There is one very significant contribution this research has made to South Africa’s labour debate. It was screaming at the researchers from their own conclusions and is the clearest evidence yet that the answer to destructive wage disputes in this country lies in variable pay in the form of real fortune sharing (see article here).

Why did they miss it? Perhaps it was beyond their expertise, or perhaps it may have required much more research and reflection. What is true is that both capital and labour have to make some tangible concessions in fortune sharing and both find far greater comfort in the current commoditisation of labour. Organised labour structures, especially leadership, benefit from the "war" with capital while workers simply become political cannon fodder.

But let us use the researchers’ own figures as shown in the graphics below. If workers were on fortune sharing, in which optimum distribution (meeting the legitimate expectations of all the stakeholders and encouraging continued contribution) was determined say at 40% of wealth creation, they would have received 37% more income in the 2000-2008 period. If this share remained the same for the 2009-2013 period (which it should have under a well-designed fortune sharing agreement) they would have received 31% less in pay than they did in the previous period, reflecting the changing fortunes of the industry as a whole.
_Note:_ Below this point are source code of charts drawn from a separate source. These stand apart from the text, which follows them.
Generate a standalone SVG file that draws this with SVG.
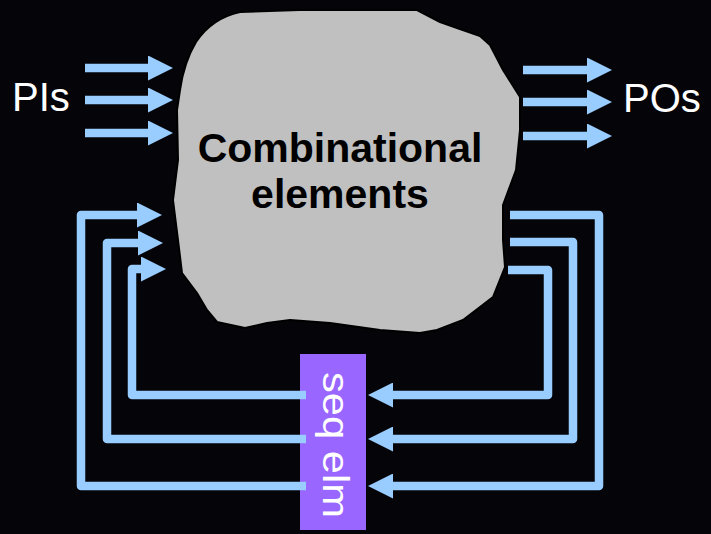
<svg xmlns="http://www.w3.org/2000/svg" width="711" height="534" viewBox="0 0 711 534">
  <style>
    .wire { fill: none; stroke: #99ccff; stroke-width: 8.5; stroke-linejoin: round; }
    .lbl { font-family: "Liberation Sans", Arial, sans-serif; fill: #ffffff; }
    .comb-txt { font-family: "Liberation Sans", Arial, sans-serif; font-weight: bold; font-size: 41px; fill: #000000; text-anchor: middle; }
  </style>
  <defs>
    <marker id="ah" viewBox="0 0 25 25" refX="2" refY="12.5" markerWidth="25" markerHeight="25" markerUnits="userSpaceOnUse" orient="auto">
      <path d="M0,0 L25,12.5 L0,25 z" fill="#99ccff"/>
    </marker>
  </defs>
  <rect x="0" y="0" width="711" height="534" fill="#050509"/>

  <g id="comb">
    <path d="M240,12 L300,10 L417,10 L440,22 L457,28 L480,36 L490,45 L503,70 L520,97 L520,130 L516,170 L503,205 L503,240 L505,267 L493,297 L480,307 L463,320 L437,330 L420,333 L380,330 L330,323 L290,320 L267,323 L245,328 L217,322 L207,310 L197,293 L182,273 L178,240 L173,200 L178,160 L177,110 L180,90 Q184,62 196,42 Q212,18 240,12 Z" fill="#c0c0c0" stroke="#000000" stroke-width="2" stroke-linejoin="round"/>
    <text class="comb-txt" x="340" y="162">Combinational</text>
    <text class="comb-txt" x="340" y="208">elements</text>
  </g>

  <g id="pis">
    <text class="lbl" x="12" y="111" font-size="40">PIs</text>
  </g>
  <g id="pos">
    <text class="lbl" x="623" y="112" font-size="40">POs</text>
  </g>

  <g id="seq">
    <rect x="300" y="354" width="66" height="176" fill="#9966ff"/>
  </g>

  <g id="connectors">
    <path class="wire" d="M85,68 H150" marker-end="url(#ah)"/>
    <path class="wire" d="M85,100 H150" marker-end="url(#ah)"/>
    <path class="wire" d="M85,133 H150" marker-end="url(#ah)"/>
    <path class="wire" d="M523,70 H589" marker-end="url(#ah)"/>
    <path class="wire" d="M523,102 H589" marker-end="url(#ah)"/>
    <path class="wire" d="M523,136 H589" marker-end="url(#ah)"/>
    <path class="wire" d="M306,486 H81 V215 H139" marker-end="url(#ah)"/>
    <path class="wire" d="M306,439 H107 V243 H140" marker-end="url(#ah)"/>
    <path class="wire" d="M306,395 H132 V269 H143" marker-end="url(#ah)"/>
    <path class="wire" d="M510,215 H599 V486 H391" marker-end="url(#ah)"/>
    <path class="wire" d="M510,242 H573 V439 H391" marker-end="url(#ah)"/>
    <path class="wire" d="M508,270 H548 V395 H391" marker-end="url(#ah)"/>
  </g>

  <g id="seq-label">
    <text class="lbl" font-size="36" transform="translate(323,372) rotate(90)" x="0" y="0" textLength="146" lengthAdjust="spacingAndGlyphs">seq elm</text>
  </g>
</svg>
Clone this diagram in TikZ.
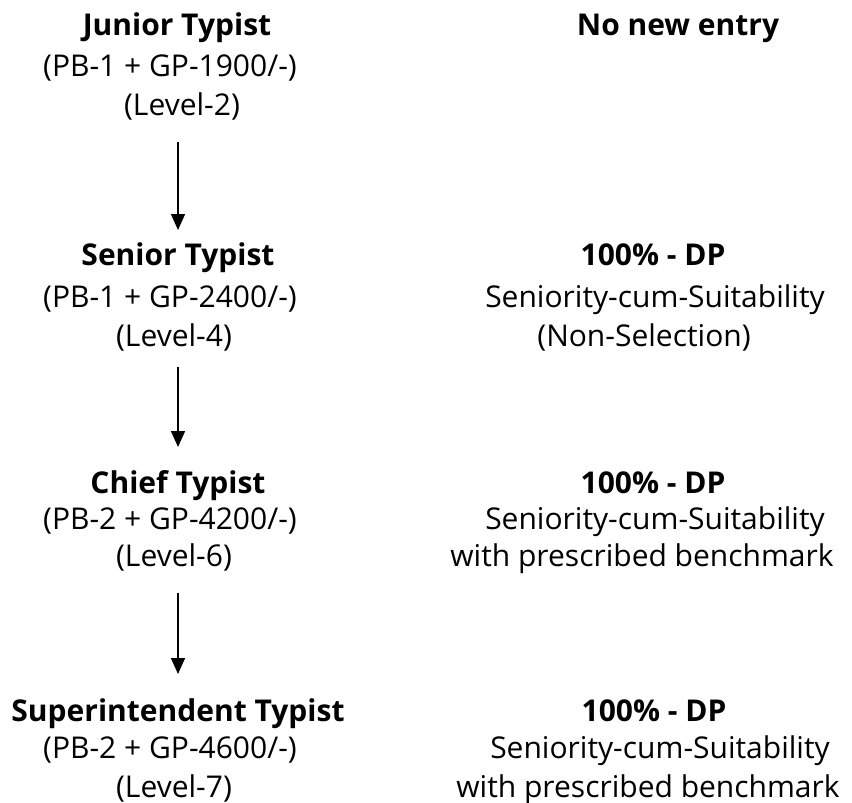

It is both as simple and as difficult (not complex) as that. What a healthy fortune sharing scheme needs is awareness, understanding, transparency and realistic expectations. None of these are insurmountable.

Realistic expectations are a critical factor. This means that it is extremely difficult to introduce fortune sharing when times are euphoric and expectations inflated. It is better done in difficult times when expectations are modest and when it becomes easier to consider in exchange for greater job security.

The platinum industry has a window of opportunity right now, to introduce what could be a ground breaking approach to labour relations in South Africa.